Abstract

We propose discrete time asset trading framework based on quantum probability formalism that represents well the ambiguity of agents in respect to the fundamental values and price states of the traded assets. Divergence of beliefs alike classical finance frameworks (e.g. works by Harrison and Kreps, (1978) ; Scheinkman and Xiong, (2003)) produces different expectations of agents about the future price distribution of the traded risky asset. The model accounts for the emergence of heterogeneous beliefs from agents’ ambiguity about both the future asset price states and the fundamentals, as opposed to the strands that attribute heterogeneous beliefs to asymmetric information and different, yet firm prior beliefs about stochastic processes over fundamentals. The introduced quantum probability paradigm allows to depict a genuine ambiguity of agents in respect to the future realization of payoff relevant variables and prices. There are two sources of ambiguity: (i) the imperfect market knowledge of agents, manifest in a divergence of ambiguous priors, (ii) uncertainty about the probability distribution of price states and dividends in the next trading period.
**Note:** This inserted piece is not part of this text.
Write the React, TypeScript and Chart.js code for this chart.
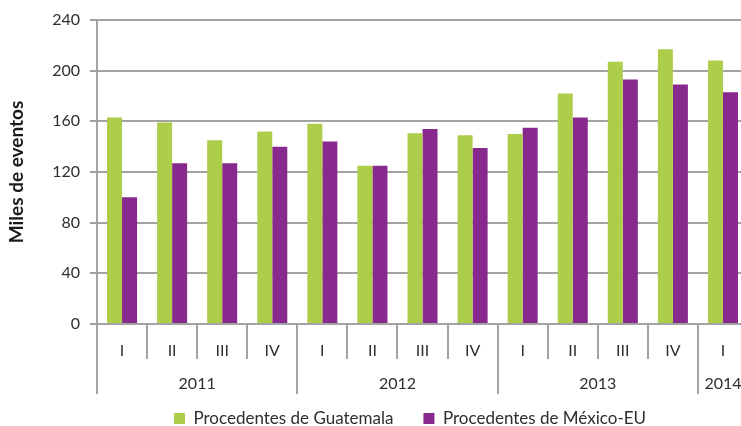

Agents update their beliefs via Born rule (instead of Bayesian update) when observing the realizedprice outcomes and dividend signals. An important feature relates to individual traders’ not possessing a joint probability distribution over the payoff relevant variables and price outcomes that brings up attraction, respective aversion to ambiguity in their interpretation of public signals. On the level of the composite model of stock exchange, formed by the expectations of two ensembles of agents, an interference term can serve as a quantitative testable prediction in respect to the excess volatility of asset prices created by traders’ optimistic and pessimistic beliefs.